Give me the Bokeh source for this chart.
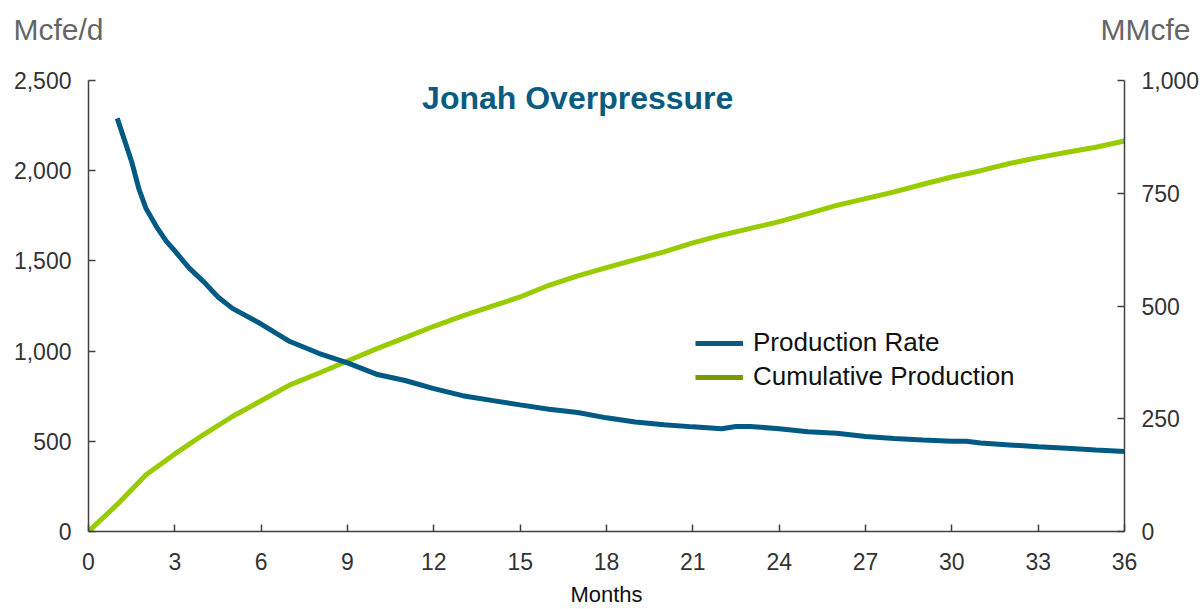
from bokeh.plotting import figure
from bokeh.models import (Range1d, LinearAxis, FixedTicker, NumeralTickFormatter,
                          Legend, LegendItem, Label)
from bokeh.embed import file_html
from bokeh.resources import INLINE

# ---- data ----
rate_months = [1, 1.5, 1.75, 2, 2.4, 2.7, 3, 3.5, 4, 4.5, 5, 6, 7, 8, 9, 10, 11, 12,
               13, 14, 15, 16, 17, 18, 19, 20, 21, 22, 22.5, 23, 24, 25, 26, 27, 28,
               29, 30, 30.5, 31, 32, 33, 34, 35, 36]
rate_mcfed = [2290, 2050, 1900, 1790, 1680, 1610, 1555, 1460, 1385, 1300, 1237, 1150,
              1053, 988, 935, 872, 837, 792, 753, 727, 702, 678, 660, 630, 607, 592,
              580, 570, 582, 582, 570, 553, 545, 527, 515, 507, 500, 500, 490, 480,
              470, 462, 452, 444]

cum_months = list(range(0, 37))
cum_mmcfe = [0, 60, 126, 172, 215, 255, 290, 325, 351, 378, 405, 430, 455, 478, 499,
             520, 546, 567, 585, 603, 620, 640, 657, 672, 687, 705, 723, 738, 753,
             770, 786, 800, 816, 829, 841, 852, 866]

x_ticks = list(range(0, 37, 3))
left_ticks = [0, 500, 1000, 1500, 2000, 2500]
right_ticks = [0, 250, 500, 750, 1000]

title_text = "Jonah Overpressure"
left_unit = "Mcfe/d"
right_unit = "MMcfe"
x_label = "Months"
series_names = ["Production Rate", "Cumulative Production"]

BLUE = "#005a84"
GREEN = "#99cc00"
GREEN_LEG = "#789b00"
TITLE_C = "#0b5b80"
AXIS_C = "#404040"
TEXT_C = "#333333"
UNIT_C = "#666666"
FONT = "Liberation Sans"

p = figure(width=1202, height=609, output_backend="svg", toolbar_location=None,
           x_range=Range1d(0, 36), y_range=Range1d(0, 2500),
           min_border_left=88, min_border_right=78, min_border_top=80,
           min_border_bottom=77)
p.extra_y_ranges = {"right": Range1d(0, 1000)}
p.outline_line_color = None
p.xgrid.visible = False
p.ygrid.visible = False
p.background_fill_color = "white"
p.border_fill_color = "white"

# lines
p.line(cum_months, cum_mmcfe, y_range_name="right", line_color=GREEN, line_width=5)
p.line(rate_months, rate_mcfed, line_color=BLUE, line_width=5)

# axes styling
def style_axis(ax):
    ax.axis_line_color = AXIS_C
    ax.axis_line_width = 1.5
    ax.major_tick_line_color = AXIS_C
    ax.major_tick_line_width = 1.5
    ax.major_tick_in = 7
    ax.major_tick_out = 0
    ax.minor_tick_line_color = None
    ax.major_label_text_font = FONT
    ax.major_label_text_font_size = "23px"
    ax.major_label_text_color = TEXT_C

xa = p.xaxis[0]
style_axis(xa)
xa.ticker = FixedTicker(ticks=x_ticks)
xa.major_label_standoff = 21
xa.axis_label = x_label
xa.axis_label_text_font = FONT
xa.axis_label_text_font_size = "22px"
xa.axis_label_text_font_style = "normal"
xa.axis_label_text_color = "#111111"
xa.axis_label_standoff = 9

ya = p.yaxis[0]
style_axis(ya)
ya.ticker = FixedTicker(ticks=left_ticks)
ya.formatter = NumeralTickFormatter(format="0,0")
ya.major_label_standoff = 17

ra = LinearAxis(y_range_name="right")
style_axis(ra)
ra.ticker = FixedTicker(ticks=right_ticks)
ra.formatter = NumeralTickFormatter(format="0,0")
ra.major_label_standoff = 17
p.add_layout(ra, "right")

# chart title inside the frame
p.add_layout(Label(x=17.0, y=2403, text=title_text, text_align="center",
                   text_baseline="alphabetic",
                   text_font=FONT, text_font_size="32px", text_font_style="bold",
                   text_color=TITLE_C))

# unit labels above the axes (side panel => not clipped to the frame)
p.add_layout(Label(x=-2.606, y=2782, text=left_unit, text_align="left",
                   text_baseline="alphabetic",
                   text_font=FONT, text_font_size="30px", text_color=UNIT_C), "above")
p.add_layout(Label(x=38.29, y=2782, text=right_unit, text_align="right",
                   text_baseline="alphabetic",
                   text_font=FONT, text_font_size="30px", text_color=UNIT_C), "above")

# legend (legend swatches use their own colours); dummy lines lie off-screen
d1 = p.line([-10, -9], [-100, -100], line_color=BLUE, line_width=5)
d2 = p.line([-10, -9], [-100, -100], line_color=GREEN_LEG, line_width=5)
legend = Legend(items=[LegendItem(label=series_names[0], renderers=[d1]),
                       LegendItem(label=series_names[1], renderers=[d2])],
                location=(607, 139))
legend.background_fill_alpha = 0
legend.border_line_color = None
legend.padding = 0
legend.margin = 0
legend.spacing = 3
legend.glyph_width = 48
legend.glyph_height = 30
legend.label_height = 30
legend.label_standoff = 10
legend.label_text_font = FONT
legend.label_text_font_size = "26px"
legend.label_text_color = "#111111"
p.add_layout(legend, "center")

open("out.html", "w").write(file_html(p, INLINE))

==================================================

Output exactly the span of lines from the top of the listing through the line holding "right_ticks = [0, 250, 500, 750, 1000]", and leave every picture out.

Exercise result:
Give me the Bokeh source for this chart.
from bokeh.plotting import figure
from bokeh.models import (Range1d, LinearAxis, FixedTicker, NumeralTickFormatter,
                          Legend, LegendItem, Label)
from bokeh.embed import file_html
from bokeh.resources import INLINE

# ---- data ----
rate_months = [1, 1.5, 1.75, 2, 2.4, 2.7, 3, 3.5, 4, 4.5, 5, 6, 7, 8, 9, 10, 11, 12,
               13, 14, 15, 16, 17, 18, 19, 20, 21, 22, 22.5, 23, 24, 25, 26, 27, 28,
               29, 30, 30.5, 31, 32, 33, 34, 35, 36]
rate_mcfed = [2290, 2050, 1900, 1790, 1680, 1610, 1555, 1460, 1385, 1300, 1237, 1150,
              1053, 988, 935, 872, 837, 792, 753, 727, 702, 678, 660, 630, 607, 592,
              580, 570, 582, 582, 570, 553, 545, 527, 515, 507, 500, 500, 490, 480,
              470, 462, 452, 444]

cum_months = list(range(0, 37))
cum_mmcfe = [0, 60, 126, 172, 215, 255, 290, 325, 351, 378, 405, 430, 455, 478, 499,
             520, 546, 567, 585, 603, 620, 640, 657, 672, 687, 705, 723, 738, 753,
             770, 786, 800, 816, 829, 841, 852, 866]

x_ticks = list(range(0, 37, 3))
left_ticks = [0, 500, 1000, 1500, 2000, 2500]
right_ticks = [0, 250, 500, 750, 1000]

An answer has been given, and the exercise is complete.